[Information provided start]
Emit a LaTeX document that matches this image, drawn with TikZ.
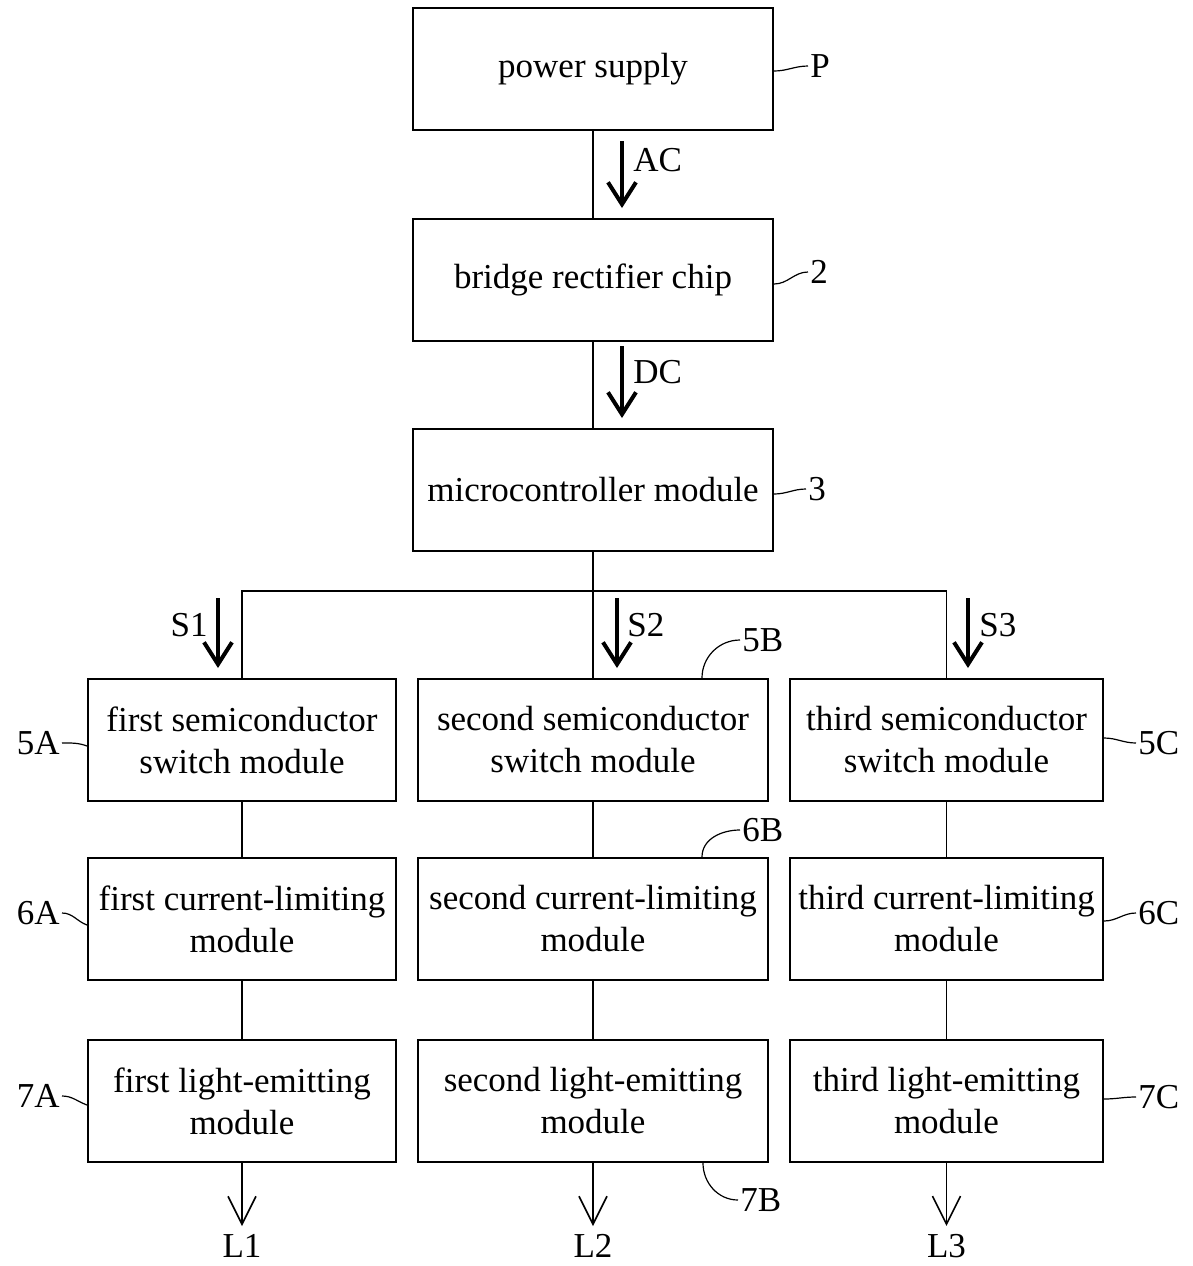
\documentclass[tikz,border=0pt]{standalone}
\usepackage{fontspec}
\setmainfont{Liberation Serif}
\usetikzlibrary{arrows.meta}
\begin{document}
\begin{tikzpicture}[x=0.5pt,y=-0.5pt,
  txt/.style={font=\fontsize{17.5}{21}\selectfont},
  box/.style={txt,draw,line width=1pt,minimum height=61pt,align=center,inner sep=0pt},
  topbox/.style={box,minimum width=180pt},
  boxA/.style={box,minimum width=154pt},
  boxB/.style={box,minimum width=175pt},
  boxC/.style={box,minimum width=156.5pt},
  conn/.style={line width=0.6pt},
  sig/.style={line width=2pt,-{Straight Barb[length=11pt,width=14pt,line width=2pt]}},
  outarr/.style={line width=0.7pt,-{Straight Barb[length=14pt,width=14pt,line width=0.8pt]}},
  lead/.style={line width=0.6pt},
  lbl/.style={txt,inner sep=1pt}]
\useasboundingbox (0,0) rectangle (1193,1266);

% top chain
\node[topbox] (psu) at (593,69) {power supply};
\node[topbox] (brc) at (593,280) {bridge rectifier chip};
\node[topbox] (mcu) at (593,490) {microcontroller module};
\draw[conn] (psu.south) -- (brc.north);
\draw[conn] (brc.south) -- (mcu.north);

% columns
\node[boxA] (sA) at (242,740) {first semiconductor\\switch module};
\node[boxB] (sB) at (593,740) {second semiconductor\\switch module};
\node[boxC] (sC) at (946.5,740) {third semiconductor\\switch module};
\node[boxA] (cA) at (242,919) {first current-limiting\\module};
\node[boxB] (cB) at (593,919) {second current-limiting\\module};
\node[boxC] (cC) at (946.5,919) {third current-limiting\\module};
\node[boxA] (eA) at (242,1101) {first light-emitting\\module};
\node[boxB] (eB) at (593,1101) {second light-emitting\\module};
\node[boxC] (eC) at (946.5,1101) {third light-emitting\\module};

% branch
\coordinate (br) at (593,591);
\draw[conn] (mcu.south) -- (br);
\draw[conn] (sA.north) |- (br) -| (sC.north);
\draw[conn] (br) -- (sB.north);
\foreach \c in {A,B,C}{
  \draw[conn] (s\c.south) -- (c\c.north);
  \draw[conn] (c\c.south) -- (e\c.north);
}

% signal arrows
\draw[sig] (622,141) -- (622,208);
\node[lbl,anchor=west] (tAC) at (631,160) {AC};
\draw[sig] (622,346) -- (622,418);
\node[lbl,anchor=west] (tDC) at (631,372) {DC};
\draw[sig] (218,598) -- (218,668);
\node[lbl,anchor=east] (tS1) at (210,625) {S1};
\draw[sig] (617,598) -- (617,668);
\node[lbl,anchor=west] (tS2) at (625,625) {S2};
\draw[sig] (968,598) -- (968,668);
\node[lbl,anchor=west] (tS3) at (977,625) {S3};

% outputs
\node[lbl] (L1) at (242,1246) {L1};
\node[lbl] (L2) at (593,1246) {L2};
\node[lbl] (L3) at (946.5,1246) {L3};
\draw[outarr] (eA.south) -- ([yshift=3pt]L1.north);
\draw[outarr] (eB.south) -- ([yshift=3pt]L2.north);
\draw[outarr] (eC.south) -- ([yshift=3pt]L3.north);

% reference labels
\node[lbl,anchor=west] (rP) at (808,66) {P};
\draw[lead] ([yshift=-1pt]psu.east) to[out=0,in=180] (rP.west);
\node[lbl,anchor=west] (r2) at (808,272) {2};
\draw[lead] ([yshift=-2pt]brc.east) to[out=0,in=180] (r2.west);
\node[lbl,anchor=west] (r3) at (806,489) {3};
\draw[lead] ([yshift=-2pt]mcu.east) to[out=0,in=180] (r3.west);

\node[lbl,anchor=east] (r5A) at (62,743) {5A};
\draw[lead] (r5A.east) to[out=0,in=160] ([yshift=-3pt]sA.west);
\node[lbl,anchor=east] (r6A) at (62,913) {6A};
\draw[lead] (r6A.east) to[out=0,in=160] ([yshift=-3pt]cA.west);
\node[lbl,anchor=east] (r7A) at (62,1096) {7A};
\draw[lead] (r7A.east) to[out=0,in=160] ([yshift=-2pt]eA.west);

\node[lbl,anchor=west] (r5C) at (1136,743) {5C};
\draw[lead] ([yshift=1pt]sC.east) to[out=0,in=180] (r5C.west);
\node[lbl,anchor=west] (r6C) at (1136,913) {6C};
\draw[lead] ([yshift=-1pt]cC.east) to[out=0,in=180] (r6C.west);
\node[lbl,anchor=west] (r7C) at (1136,1097) {7C};
\draw[lead] ([yshift=1pt]eC.east) to[out=0,in=180] (r7C.west);

\node[lbl,anchor=west] (r5B) at (740,640) {5B};
\draw[lead] ([xshift=54.5pt]sB.north) to[out=90,in=180] (r5B.west);
\node[lbl,anchor=west] (r6B) at (740,830) {6B};
\draw[lead] ([xshift=54.5pt]cB.north) to[out=90,in=180] (r6B.west);
\node[lbl,anchor=west] (r7B) at (738,1200) {7B};
\draw[lead] ([xshift=55pt]eB.south) to[out=-90,in=180] (r7B.west);
\end{tikzpicture}
\end{document}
[Information provided end]
• _Description of the task_
Take the lines from the start of the material to the line with "(eC) at (946.5,1101)", both included, and transcribe them exactly without the pictures.

• _Task solution_
Emit a LaTeX document that matches this image, drawn with TikZ.
\documentclass[tikz,border=0pt]{standalone}
\usepackage{fontspec}
\setmainfont{Liberation Serif}
\usetikzlibrary{arrows.meta}
\begin{document}
\begin{tikzpicture}[x=0.5pt,y=-0.5pt,
  txt/.style={font=\fontsize{17.5}{21}\selectfont},
  box/.style={txt,draw,line width=1pt,minimum height=61pt,align=center,inner sep=0pt},
  topbox/.style={box,minimum width=180pt},
  boxA/.style={box,minimum width=154pt},
  boxB/.style={box,minimum width=175pt},
  boxC/.style={box,minimum width=156.5pt},
  conn/.style={line width=0.6pt},
  sig/.style={line width=2pt,-{Straight Barb[length=11pt,width=14pt,line width=2pt]}},
  outarr/.style={line width=0.7pt,-{Straight Barb[length=14pt,width=14pt,line width=0.8pt]}},
  lead/.style={line width=0.6pt},
  lbl/.style={txt,inner sep=1pt}]
\useasboundingbox (0,0) rectangle (1193,1266);

% top chain
\node[topbox] (psu) at (593,69) {power supply};
\node[topbox] (brc) at (593,280) {bridge rectifier chip};
\node[topbox] (mcu) at (593,490) {microcontroller module};
\draw[conn] (psu.south) -- (brc.north);
\draw[conn] (brc.south) -- (mcu.north);

% columns
\node[boxA] (sA) at (242,740) {first semiconductor\\switch module};
\node[boxB] (sB) at (593,740) {second semiconductor\\switch module};
\node[boxC] (sC) at (946.5,740) {third semiconductor\\switch module};
\node[boxA] (cA) at (242,919) {first current-limiting\\module};
\node[boxB] (cB) at (593,919) {second current-limiting\\module};
\node[boxC] (cC) at (946.5,919) {third current-limiting\\module};
\node[boxA] (eA) at (242,1101) {first light-emitting\\module};
\node[boxB] (eB) at (593,1101) {second light-emitting\\module};
\node[boxC] (eC) at (946.5,1101) {third light-emitting\\module};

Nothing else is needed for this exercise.